Task instructions:
Extract the lines from the start through the line that holds "ages = list(range(36))", both included, omitting all images.
--- START Given material ---
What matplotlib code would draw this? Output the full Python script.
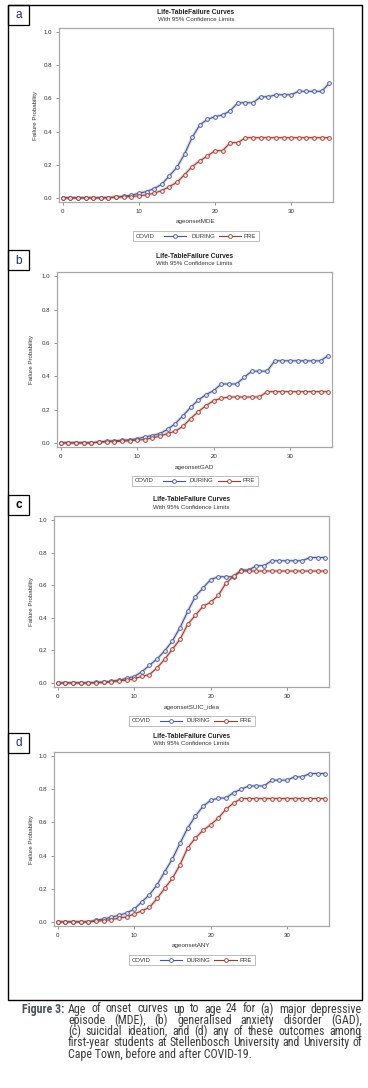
import matplotlib
matplotlib.use("Agg")
import matplotlib.pyplot as plt
from matplotlib.patches import Rectangle
from matplotlib.lines import Line2D
from matplotlib import font_manager

# ---------------- data ----------------
ages = list(range(36))

mde_during = [0, 0, 0, 0, 0, 0, 0.002, 0.005, 0.01, 0.016, 0.028, 0.038, 0.056, 0.082,
              0.133, 0.185, 0.265, 0.365, 0.44, 0.474, 0.49, 0.50, 0.526, 0.574, 0.574,
              0.574, 0.61, 0.61, 0.622, 0.622, 0.622, 0.643, 0.643, 0.643, 0.643, 0.691]
mde_pre = [0, 0, 0, 0, 0, 0, 0, 0.004, 0.006, 0.008, 0.012, 0.018, 0.028, 0.044, 0.068,
           0.094, 0.14, 0.189, 0.223, 0.253, 0.285, 0.285, 0.333, 0.333] + [0.363] * 12

gad_during = [0, 0, 0, 0, 0, 0.005, 0.01, 0.012, 0.016, 0.018, 0.024, 0.036, 0.044, 0.056,
              0.082, 0.116, 0.163, 0.213, 0.257, 0.289, 0.313, 0.353, 0.353, 0.353, 0.393,
              0.43, 0.43, 0.43] + [0.492] * 7 + [0.524]
gad_pre = [0, 0, 0, 0, 0, 0.004, 0.006, 0.008, 0.009, 0.013, 0.016, 0.02, 0.03, 0.04, 0.056,
           0.07, 0.10, 0.146, 0.187, 0.223, 0.253, 0.267] + [0.275] * 5 + [0.307] * 9

suic_during = [0, 0, 0, 0, 0, 0.004, 0.006, 0.01, 0.016, 0.029, 0.039, 0.069, 0.108, 0.148,
               0.197, 0.258, 0.34, 0.439, 0.53, 0.583, 0.634] + [0.652] * 3 + [0.693] * 2 \
              + [0.72] * 2 + [0.75] * 5 + [0.77] * 3
suic_pre = [0, 0, 0, 0, 0, 0, 0.003, 0.006, 0.014, 0.016, 0.024, 0.041, 0.051, 0.093, 0.146,
            0.207, 0.268, 0.36, 0.415, 0.47, 0.496, 0.537, 0.612, 0.655] + [0.687] * 12

any_during = [0, 0, 0, 0, 0, 0.01, 0.018, 0.028, 0.04, 0.053, 0.077, 0.121, 0.164, 0.224,
              0.303, 0.38, 0.475, 0.566, 0.638, 0.697, 0.733, 0.747, 0.747, 0.78, 0.80] \
             + [0.82] * 3 + [0.855] * 3 + [0.875] * 2 + [0.895] * 3
any_pre = [0, 0, 0, 0, 0, 0.004, 0.008, 0.013, 0.023, 0.03, 0.047, 0.067, 0.087, 0.141,
           0.204, 0.262, 0.345, 0.447, 0.505, 0.552, 0.586, 0.626, 0.679, 0.717] + [0.744] * 12

panel_letters = ["a", "b", "c", "d"]
xlabels = ["ageonsetMDE", "ageonsetGAD", "ageonsetSUIC_idea", "ageonsetANY"]
during_series = [mde_during, gad_during, suic_during, any_during]
pre_series = [mde_pre, gad_pre, suic_pre, any_pre]
group_names = ["DURING", "PRE"]
legend_title = "COVID"
title = "Life-TableFailure Curves"
subtitle = "With 95% Confidence Limits"
ylabel = "Failure Probability"
xticks = [0, 10, 20, 30]
yticks = [0.0, 0.2, 0.4, 0.6, 0.8, 1.0]

caption_head = "Figure 3:"
caption_lines = [
    "Age of onset curves up to age 24 for (a) major depressive",
    "episode (MDE), (b) generalised anxiety disorder (GAD),",
    "(c) suicidal ideation, and (d) any of these outcomes among",
    "first-year students at Stellenbosch University and University of",
    "Cape Town, before and after COVID-19.",
]

# ---------------- styling ----------------
W, H = 368, 1088
C_DUR = "#445694"
C_PRE = "#A23A2E"
FONT = "Liberation Sans"

installed = {f.name for f in font_manager.fontManager.ttflist}
cap_font = FONT
for cand in ["Liberation Sans Narrow", "Roboto Condensed", "Arial Narrow", "Open Sans Condensed"]:
    if cand in installed:
        cap_font = cand
        break

plt.rcParams["font.family"] = [FONT, "DejaVu Sans"]

fig = plt.figure(figsize=(W / 100, H / 100), dpi=100)
fig.patch.set_facecolor("white")


def fx(px):
    return px / W


def fy(py):
    return 1 - py / H


# axes rectangles in pixels: left, top, right, bottom
axes_px = [(59, 28, 333, 202), (57, 272, 332, 447), (54, 516, 329, 687), (54, 752, 329, 926)]
label_box_px = [5, 250, 495, 733]
ylabel_x = [35, 32, 31, 31]
letter_colors = ["#1b2d66", "#1b2d66", "#000000", "#1b2d66"]

for i in range(4):
    l, t, r, b = axes_px[i]
    ax = fig.add_axes([fx(l), fy(b), fx(r - l), (b - t) / H])
    for ys, col, face in [(during_series[i], C_DUR, "#dfe3f1"), (pre_series[i], C_PRE, "#f1dcda")]:
        ax.plot(ages, ys, color=col, lw=2.4, alpha=0.2, solid_capstyle="round", zorder=2)
        ax.plot(ages, ys, color=col, lw=0.8, marker="o", markersize=2.7,
                markerfacecolor=face, markeredgecolor=col, markeredgewidth=0.6, zorder=3)
    ax.set_xlim(-0.5, 35.5)
    ax.set_ylim(-0.025, 1.025)
    ax.set_xticks(xticks)
    ax.set_yticks(yticks)
    ax.set_xticklabels([str(v) for v in xticks])
    ax.set_yticklabels([f"{v:.1f}" for v in yticks])
    ax.tick_params(axis="both", length=2.2, width=0.6, color="#808080", labelsize=4.4,
                   labelcolor="#333333", pad=2.5)
    for sp in ax.spines.values():
        sp.set_color("#a8a8a8")
        sp.set_linewidth(0.9)
    cx = (l + r) / 2
    fig.text(fx(cx), fy(t - 16), title, ha="center", va="center", fontsize=4.8,
             fontweight="bold", color="#222222")
    fig.text(fx(cx), fy(t - 8.5), subtitle, ha="center", va="center", fontsize=4.4,
             color="#333333")
    fig.text(fx(cx), fy(b + 20), xlabels[i], ha="center", va="center", fontsize=4.5,
             color="#333333")
    fig.text(fx(ylabel_x[i]), fy((t + b) / 2), ylabel, ha="center", va="center",
             rotation=90, fontsize=4.4, color="#333333")

    # legend
    ly = b + 34
    bl = cx - 63
    fig.add_artist(Rectangle((fx(bl), fy(ly + 5)), fx(126), 10 / H, transform=fig.transFigure,
                             facecolor="white", edgecolor="#bdbdbd", lw=0.7))
    fig.text(fx(bl + 3), fy(ly), legend_title, ha="left", va="center", fontsize=4.3,
             color="#333333")
    for (x0, x1, xm, xt), col, name in [((bl + 31, bl + 53, bl + 42, bl + 58), C_DUR, group_names[0]),
                                        ((bl + 86, bl + 108, bl + 97, bl + 111), C_PRE, group_names[1])]:
        fig.add_artist(Line2D([fx(x0), fx(x1)], [fy(ly), fy(ly)], transform=fig.transFigure,
                              color=col, lw=0.8))
        fig.add_artist(Line2D([fx(xm)], [fy(ly)], transform=fig.transFigure, color=col,
                              marker="o", markersize=2.7, markerfacecolor="white",
                              markeredgewidth=0.6, lw=0))
        fig.text(fx(xt), fy(ly), name, ha="left", va="center", fontsize=4.3, color="#333333")

    # panel letter box
    ty = label_box_px[i]
    fig.add_artist(Rectangle((fx(8), fy(ty + 20)), fx(21), 20 / H, transform=fig.transFigure,
                             facecolor="white", edgecolor="black", lw=0.9))
    fig.text(fx(18.5), fy(ty + 10.5), panel_letters[i], ha="center", va="center",
             fontsize=8.5, color=letter_colors[i],
             fontweight="bold" if panel_letters[i] == "c" else "normal")

# outer frame
fig.add_artist(Rectangle((fx(8), fy(1000)), fx(354), 995 / H, transform=fig.transFigure,
                         facecolor="none", edgecolor="black", lw=1.0))

# ---------------- caption (justified) ----------------
fig.canvas.draw()
renderer = fig.canvas.get_renderer()
x_left, x_right = 68, 362
probe = fig.text(0, 0, caption_lines[3], fontsize=10, family=[cap_font, "DejaVu Sans"])
w10 = probe.get_window_extent(renderer).width
probe.remove()
cap_size = min(9.2, 10 * (x_right - x_left - 6) / w10)

line_y = [1009, 1020.3, 1031.6, 1042.9, 1054.2]
fig.text(fx(64), fy(line_y[0]), caption_head, ha="right", va="center", fontsize=cap_size,
         fontweight="bold", color="#47505c", family=[cap_font, "DejaVu Sans"])
for k, line in enumerate(caption_lines):
    if k == len(caption_lines) - 1:
        fig.text(fx(x_left), fy(line_y[k]), line, ha="left", va="center", fontsize=cap_size,
                 color="#3a3a3a", family=[cap_font, "DejaVu Sans"])
        continue
    words = line.split(" ")
    arts, widths = [], []
    for wd in words:
        tt = fig.text(0, fy(line_y[k]), wd, ha="left", va="center", fontsize=cap_size,
                      color="#3a3a3a", family=[cap_font, "DejaVu Sans"])
        arts.append(tt)
        widths.append(tt.get_window_extent(renderer).width)
    gap = (x_right - x_left - sum(widths)) / (len(words) - 1)
    xp = x_left
    for tt, wdt in zip(arts, widths):
        tt.set_x(fx(xp))
        xp += wdt + gap

fig.savefig("out.png", dpi=100, facecolor="white")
--- END Given material ---
The solution:
What matplotlib code would draw this? Output the full Python script.
import matplotlib
matplotlib.use("Agg")
import matplotlib.pyplot as plt
from matplotlib.patches import Rectangle
from matplotlib.lines import Line2D
from matplotlib import font_manager

# ---------------- data ----------------
ages = list(range(36))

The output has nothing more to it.